이 제출은 이전 버전의 oj.uz에서 채점하였습니다. 현재는 제출 당시와는 다른 서버에서 채점을 하기 때문에, 다시 제출하면 결과가 달라질 수도 있습니다.
#include <bits/stdc++.h>
using namespace std;
using ll = long long;
#define int long long
#define FOR(i, a, b) for ( int i = a ; i <= b ; i++ )
#define FORD(i, a, b) for (int i = b; i >= a; i --)
#define REP(i, n) for (int i = 0; i < n; ++i)
#define REPD(i, n) for (int i = n - 1; i >= 0; --i)

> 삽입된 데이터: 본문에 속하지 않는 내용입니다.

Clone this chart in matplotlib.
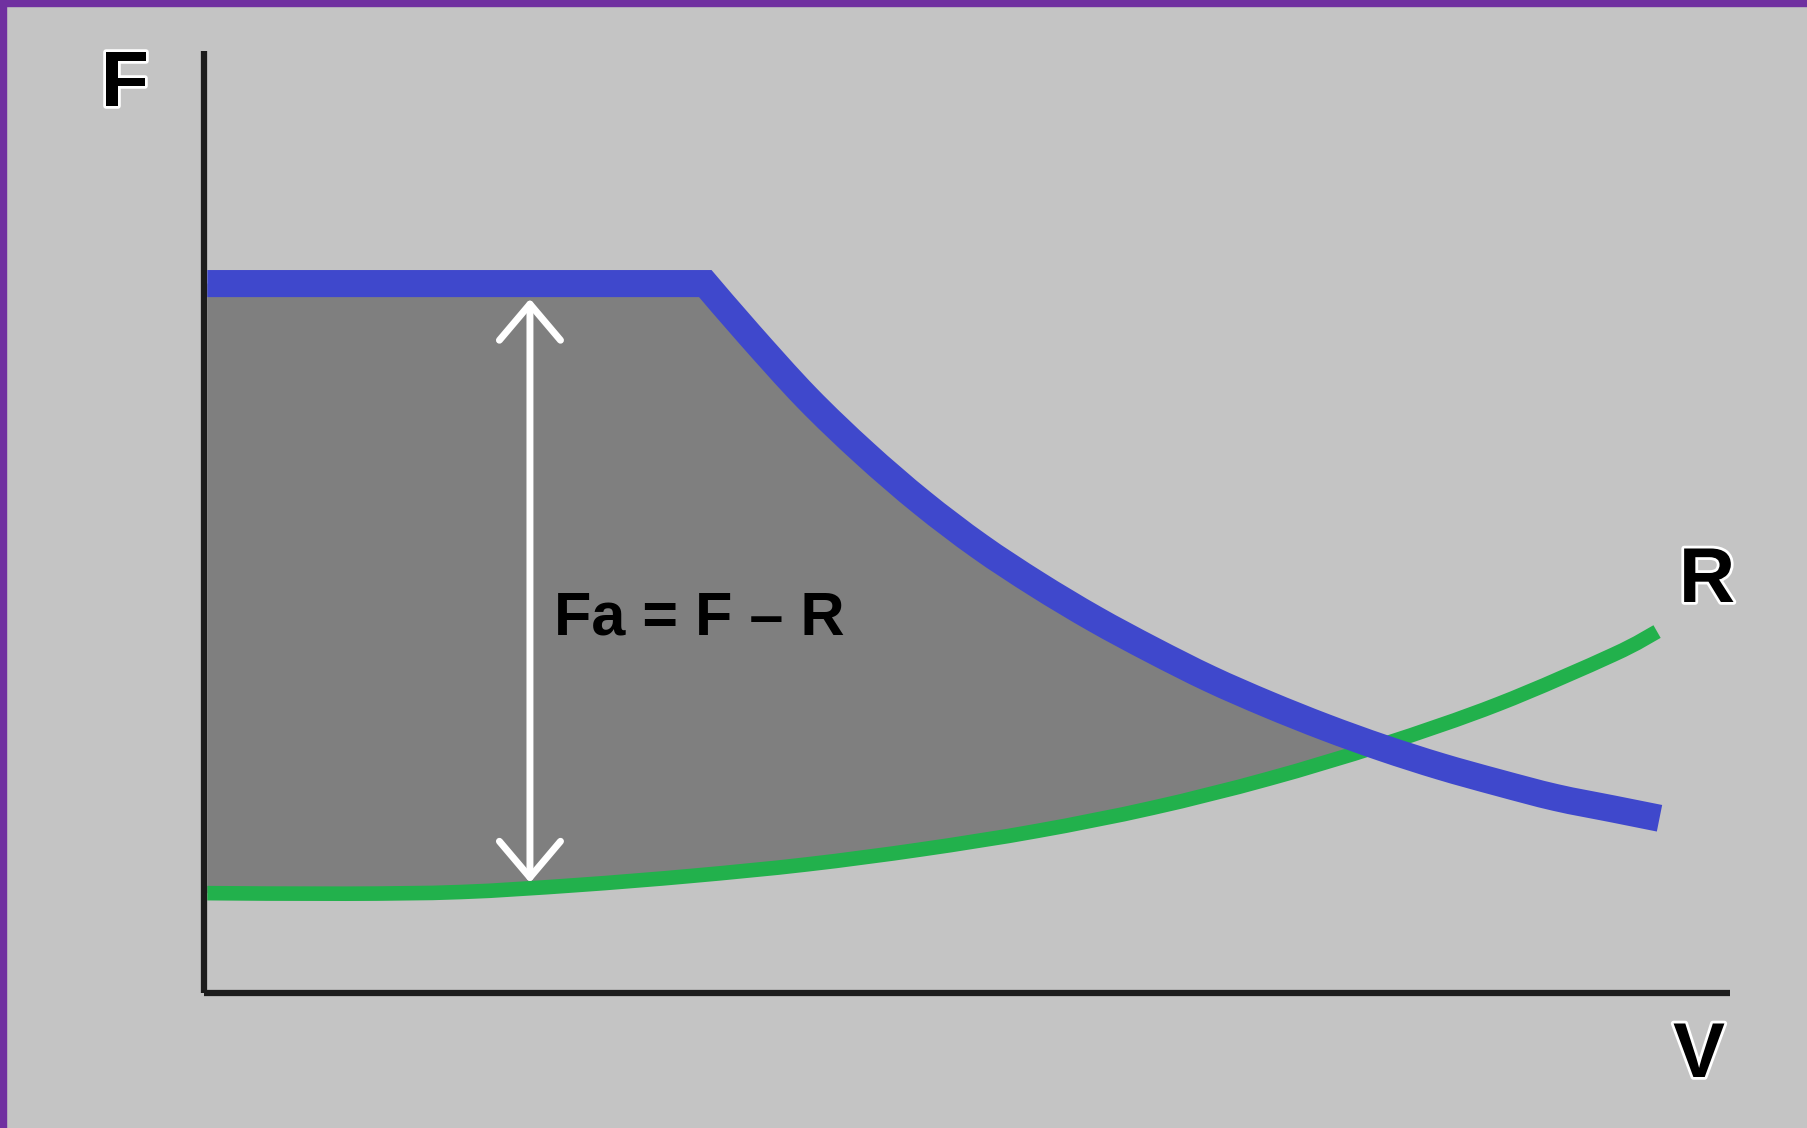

#define pii pair<int , int>
#define Lg(x) 31 - __builtin_clz(x)
#define MASK(i) (1LL << (i))
#define BIT(x, i) (((x) >> (i)) & 1)
constexpr ll LINF = (1ll << 60);
constexpr int INF = (1ll << 30);
constexpr int MAX = 1e3 + 5;
constexpr int Mod = 1e9 + 7;
mt19937 rng(chrono::steady_clock::now().time_since_epoch().count());
void setupIO(){
#define name "Whisper"
//Phu Trong from Nguyen Tat Thanh High School for gifted student
srand(time(NULL));
cin.tie(nullptr)->sync_with_stdio(false); cout.tie(nullptr);
// freopen(name".inp", "r", stdin);
// freopen(name".out", "w", stdout);
cout << fixed << setprecision(10);
}
template <class X, class Y>
bool minimize(X &x, const Y &y){
X eps = 1e-9;
if (x > y + eps) {x = y; return 1;}
return 0;
}
template <class X, class Y>
bool maximize(X &x, const Y &y){
X eps = 1e-9;
if (x + eps < y) {x = y; return 1;}
return 0;
}
int nCol, nRow;
char a[MAX][MAX];
void Whisper(){
cin >> nRow >> nCol;
REP(i, nRow) REP(j, nCol) cin >> a[i][j];
vector<int> F(MASK(nCol)), G(MASK(nCol), INF);
G[0] = 0;
REP(i, nRow) REP(j, nCol){
for (int msk = 0; msk < MASK(nCol); ++msk){
if (a[i][j] == '.'){
if (BIT(msk, j)) F[msk] = INF;
else F[msk] = min(G[msk], G[msk ^ MASK(j)]);
}
else{
if (BIT(msk, j)){
F[msk] = min(G[msk], G[msk ^ MASK(j)] + 1);
}
else{
F[msk] = min(G[msk], G[msk ^ MASK(j)]);
if (j == 0 || a[i][j - 1] == '.' || BIT(msk, j - 1)) F[msk]++;
}
}
}
swap(F, G);
}
int ans = INF;
for (int msk = 0; msk < MASK(nCol); ++msk){
minimize(ans, G[msk]);
}
cout << ans;
/*
using dp[i][j][msk] as the minimum that the state i and j is the current row and column
and the mask that represents what happened on the last m square, the current square, squares
that are in the current row and on the left side, and square is in the previous row that are
on the right side of the current square
bit 0 mean that the row j is covered by a horizontal piece of tape
bit 1 mean that the row j is covered by a vertical piece of tape
1. a[i][j] = '.'
dp[i][j][msk] = min(dp[i][j - 1][msk], dp[i][j - 1][msk ^ MASK(j) + 1]
2. a[i][j] != '.'
if (the j - th bit is 1)
dp[i][j][msk] = min(dp[i][j - 1][msk]) // the previous square has the same state with current
dp[i][j][msk] = min(dp[i][j - 1][msk ^ MASK(j)] + 1) // (the previous square is covered by a horizontal piece of tape
so we make a new vertical piece of tap -> + 1)
if (the j - th bit is 0)
dp[i][j][msk] = min(dp[i][j][msk, dp[i][j][msk ^ MASK(j)] (update for new state)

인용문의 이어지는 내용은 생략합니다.